Self-Homodyne Detection in Optical Communication Systems

• Published in: Photonics Vol. 1; no. 2; pp. 110 - 130
• Main Authors: Puttnam, Benjamin J, Luis, Ruben S, Mendinueta, Jose Manuel Delgado, Sakaguchi, Jun, Klaus, Werner, Kamio, Yukiyoshi, Nakamura, Moriya, Wada, Naoya, Awaji, Yoshinari, Kanno, Atsushi
• Format: Journal Article Book Review
• Language: English
• Published: Basel MDPI AG 01.06.2014
• Subjects: Alignment; coherent optical systems; Format; Lasers; Modulation; multi-core fiber; Multiplexing; Optical communication; Polarization; Receivers; self-homodyne coherent detection
• ISSN: 2304-6732; 2304-6732
• DOI: 10.3390/photonics1020110

We review work on self-homodyne detection (SHD) for optical communication systems. SHD uses a transmitted pilot-tone (PT), originating from the transmitter laser, to exploit phase noise cancellation at a coherent receiver and to enable transmitter linewidth tolerance and potential energy savings. We give an overview of SHD performance, outlining the key contributors to the optical signal-to-noise ratio penalty compared to equivalent intradyne systems, and summarize the advantages, differences and similarities between schemes using polarization-division multiplexed PTs (PDM-SHD) and those using space-division multiplexed PTs (SDM-SHD). For PDM-SHD, we review the extensive work on the transmission of advanced modulation formats and techniques to minimize the trade-off with spectral efficiency, as well as recent work on digital SHD, where the SHD receiver is combined with an polarization-diversity ID front-end receiver to provide both polarization and modulation format alignment.
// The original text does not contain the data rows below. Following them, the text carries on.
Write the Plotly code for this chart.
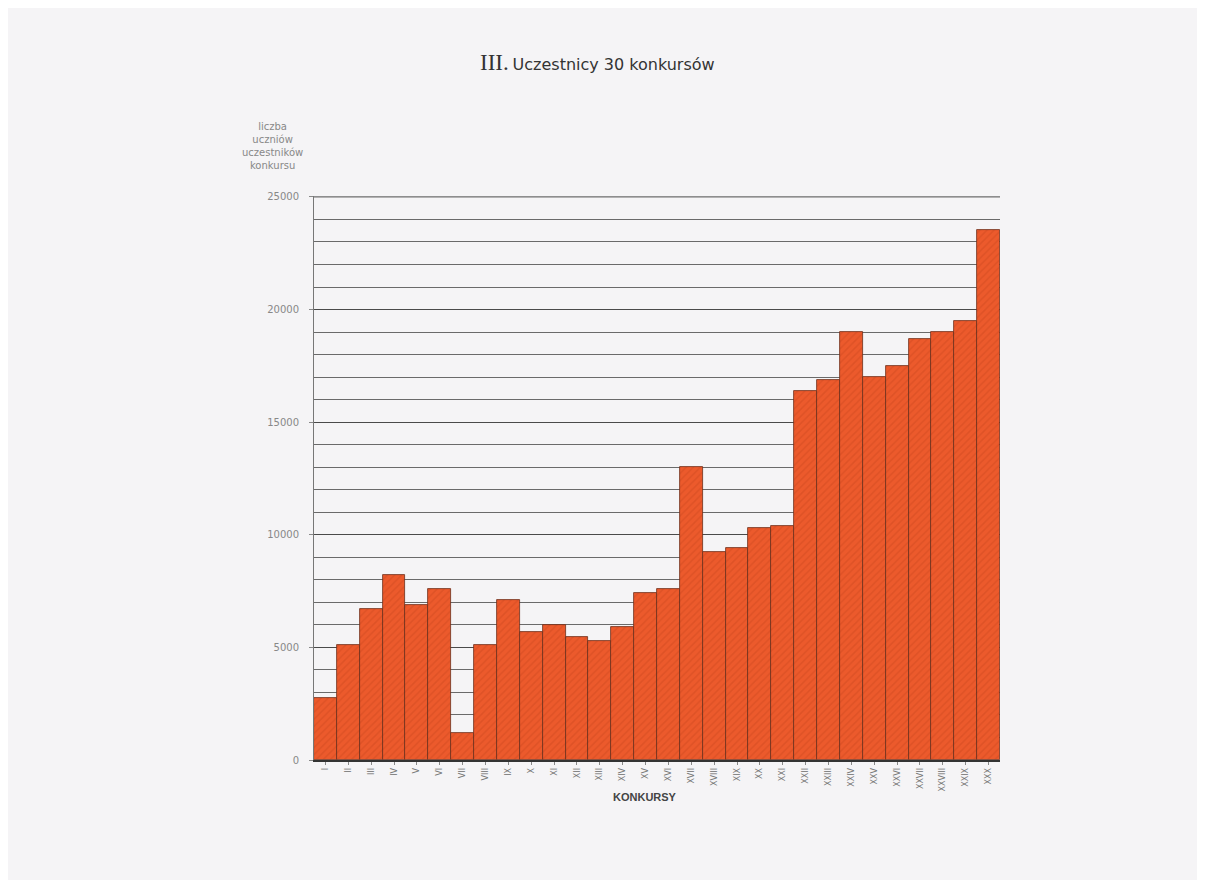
import plotly.graph_objects as go

konkursy = ["I", "II", "III", "IV", "V", "VI", "VII", "VIII", "IX", "X",
            "XI", "XII", "XIII", "XIV", "XV", "XVI", "XVII", "XVIII", "XIX", "XX",
            "XXI", "XXII", "XXIII", "XXIV", "XXV", "XXVI", "XXVII", "XXVIII", "XXIX", "XXX"]
uczestnicy = [2750, 5100, 6700, 8200, 6900, 7600, 1200, 5100, 7100, 5700,
              6000, 5450, 5300, 5900, 7400, 7600, 13000, 9250, 9400, 10300,
              10400, 16400, 16850, 19000, 17000, 17500, 18700, 19000, 19500, 23550]
y_ticks = [0, 5000, 10000, 15000, 20000, 25000]

bg = "#f5f4f6"
# target plot area on screen (page has an 8px body offset)
L, R, T, B = 314, 1000, 196, 760
OFF = 8
pw, ph = R - L, B - T

fig = go.Figure()
fig.add_trace(go.Bar(
    x=konkursy, y=uczestnicy,
    marker=dict(color="#ec5a2c",
                line=dict(color="#6b2f1a", width=0.8),
                pattern=dict(shape="/", fgcolor="#cf4a20", size=5, solidity=0.3)),
    width=1.0,
))
fig.update_layout(
    width=1205, height=880,
    paper_bgcolor=bg, plot_bgcolor=bg,
    margin=dict(l=L - OFF, r=1205 + OFF - R, t=T - OFF, b=880 + OFF - B),
    showlegend=False,
    bargap=0,
    font=dict(family="DejaVu Sans", color="#666"),
    xaxis=dict(
        type="category", tickangle=-90, tickfont=dict(size=8, color="#777"),
        showgrid=False, ticks="outside", ticklen=3, tickcolor="#888",
        showline=True, linecolor="#333", linewidth=1.5,
    ),
    yaxis=dict(
        range=[0, 25040], tickvals=y_ticks, ticktext=[str(v) for v in y_ticks],
        tickfont=dict(size=10, color="#888"),
        showgrid=True, gridcolor="#4a4a4a", gridwidth=1,
        minor=dict(dtick=1000, showgrid=True, gridcolor="#6a6a6a", gridwidth=1),
        showline=True, linecolor="#777", linewidth=1,
        ticks="outside", ticklen=4, tickcolor="#888",
        ticklabelstandoff=8, zeroline=False,
    ),
    annotations=[
        dict(text="<span style='font-family:Liberation Serif;font-size:23px'>III.</span> "
                  "<span style='font-family:DejaVu Sans;font-size:16px'>Uczestnicy 30 konkursów</span>",
             x=(597 - L) / pw, y=(B - 62) / ph, xref="paper", yref="paper",
             xanchor="center", yanchor="middle", showarrow=False,
             font=dict(color="#333")),
        dict(text="liczba<br>uczniów<br>uczestników<br>konkursu",
             x=(272 - L) / pw, y=(B - 146) / ph, xref="paper", yref="paper",
             xanchor="center", yanchor="middle", showarrow=False,
             font=dict(size=10, color="#888")),
        dict(text="<b>KONKURSY</b>",
             x=(645 - L) / pw, y=(B - 797) / ph, xref="paper", yref="paper",
             xanchor="center", yanchor="middle", showarrow=False,
             font=dict(size=11, color="#444", family="Liberation Sans")),
    ],
)
# top gridline at the highest tick value
fig.add_shape(type="line", xref="paper", yref="y", x0=0, x1=1,
              y0=y_ticks[-1], y1=y_ticks[-1], line=dict(color="#4a4a4a", width=1),
              layer="below")
fig.write_html("out.html")
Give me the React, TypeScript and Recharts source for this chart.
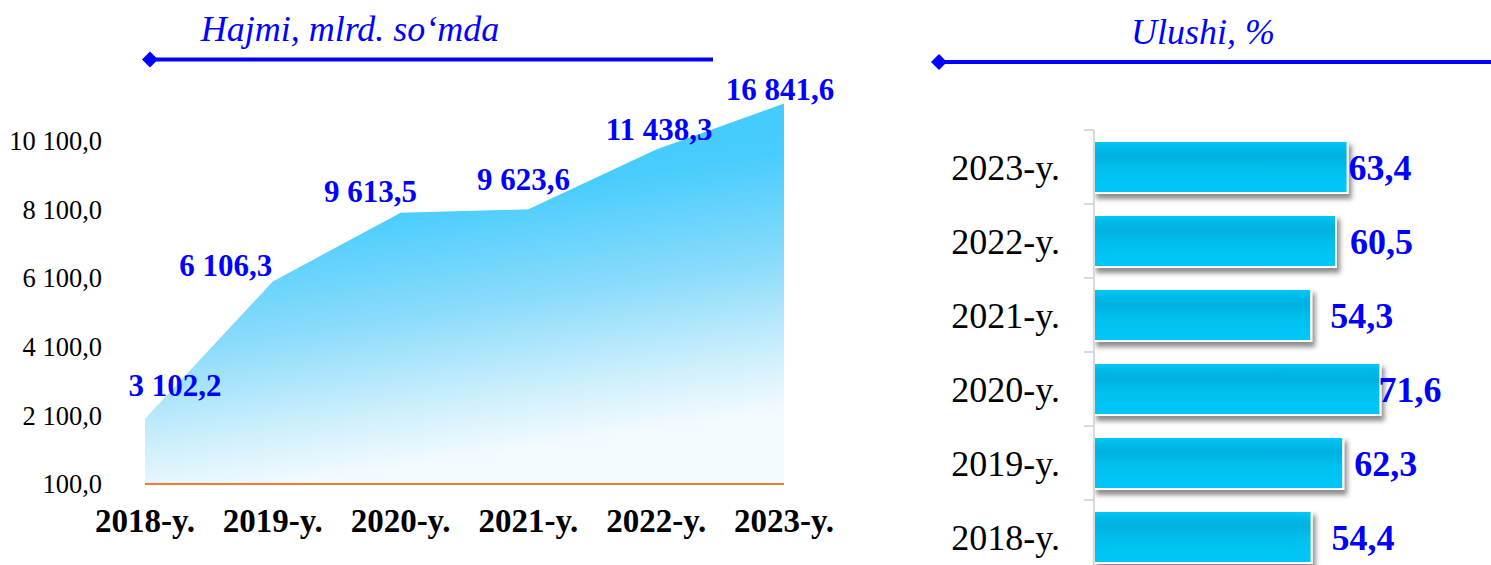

We then focus on SDM-SHD systems, describing experimental results using multi-core fibers (MCFs) with up to 19 cores, including high capacity transmission with broad-linewidth lasers and experiments incorporating SDM-SHD in networking. Additionally, we discuss the requirement for polarization tracking of the PTs at the receiver and path length alignment and review some variants of SHD before outlining the future challenges of self-homodyne optical transmission and gaps in current knowledge.